2. Focus on what is positive. Try to balance the onslaught of negativity with some positivity. Take just five minutes in the morning and jot down a few things you are grateful for in your life. It doesn’t matter if these are big or small, as long as they are meaningful to you.
3. Confront your fears. What’s worse than knowing? Not knowing. If you have a general sense of fear or nervousness, dig deeper and look at what is driving your fear. What’s the worst thing that could happen? Of course it’s scary to look, but identifying the worst case situation often leads to some relief once you realize you can survive it.
4. Spend more time with family/friends. When things get bad, a natural reaction for some (myself included) is to isolate from others. This is actually a horrible strategy. A much better alternative is to get around others. Tap into your social network. Get out there and start talking and sharing. Instead of meeting for drinks, go outside and enjoy the summer by taking a walk, working out together, or having a BBQ.

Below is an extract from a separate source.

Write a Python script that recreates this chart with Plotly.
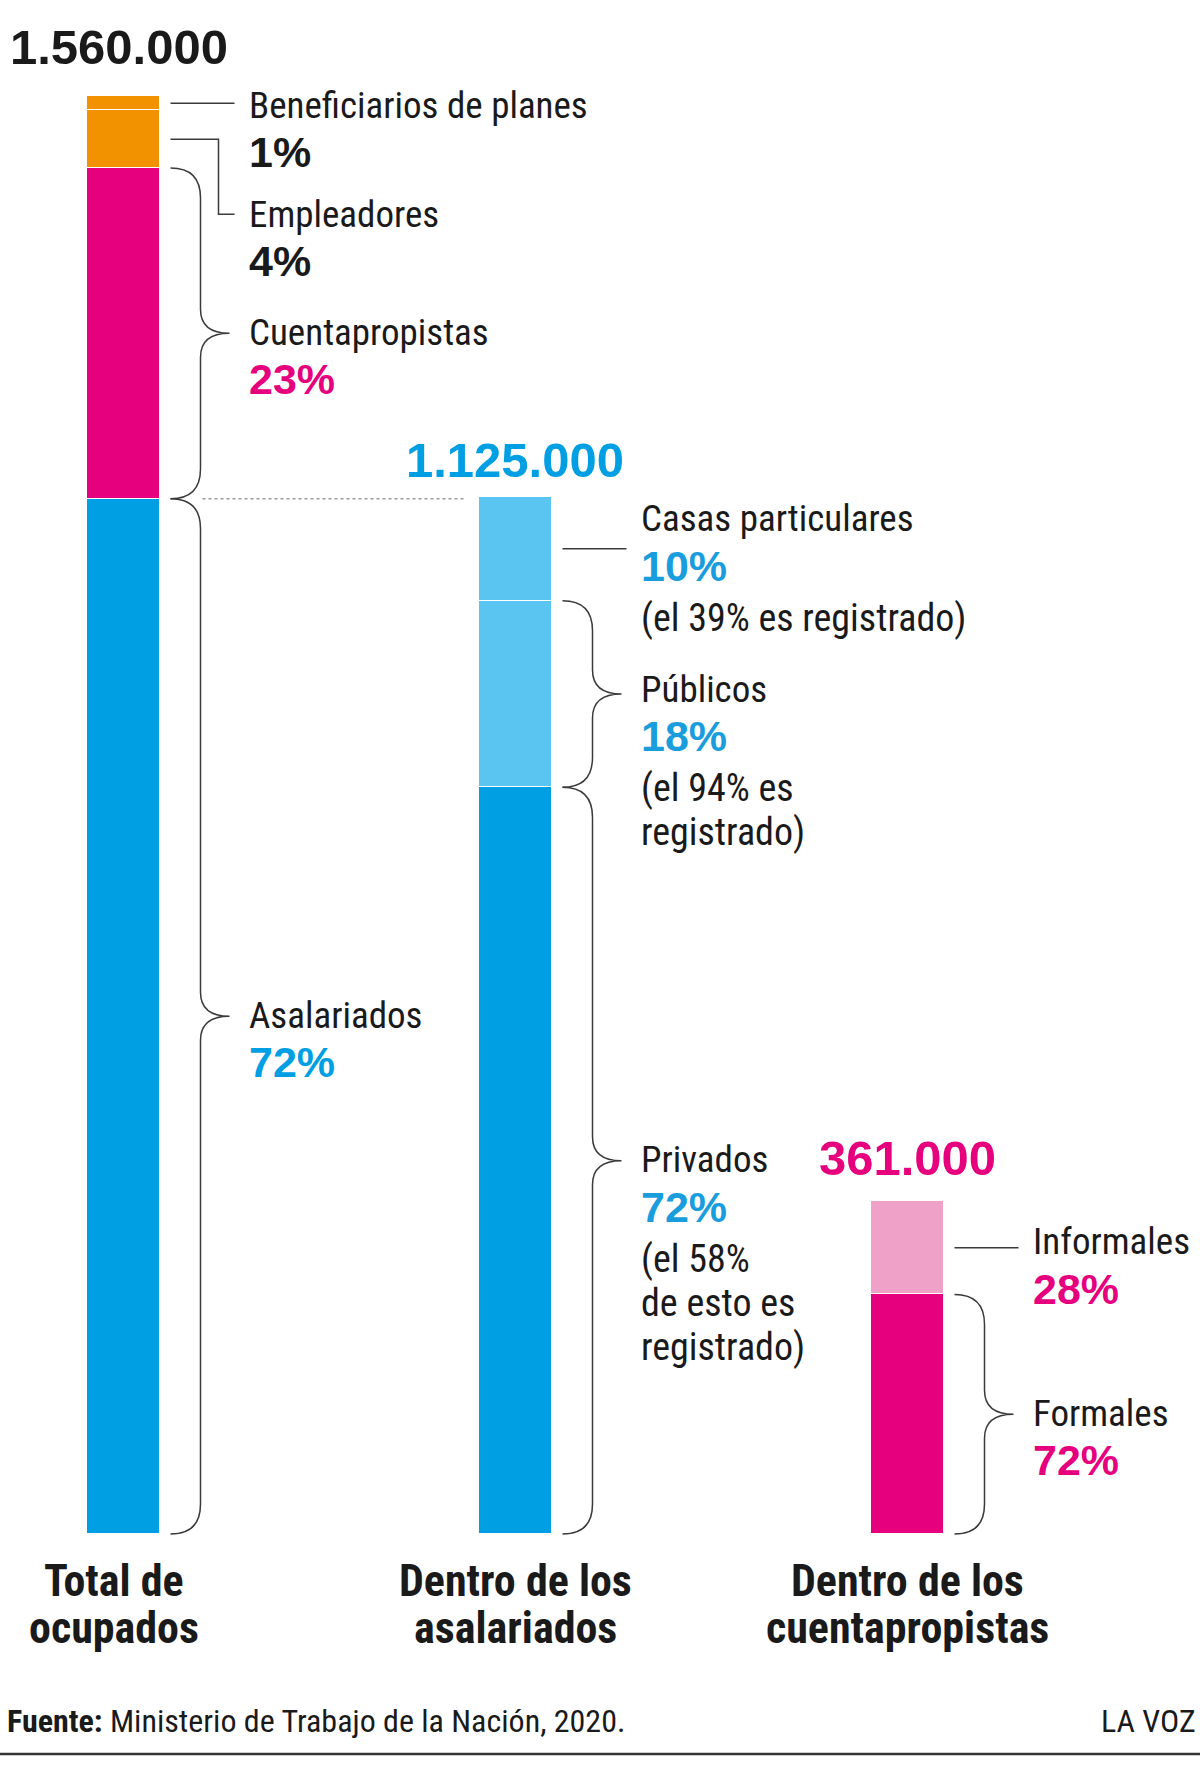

5. Take care of your health. Stress can wreak havoc on your body, so make sure you do what you can to take care of yourself. This means watching what you eat, getting enough sleep each night, and exercising each day. You’ve heard this 1,000 times, but are you doing it?
6. Have some fun! Add as much fun and frivolity in your day as you can – schedule it if you have to. The problems you may be facing are real and serious, but that doesn’t mean that you have to be all the time.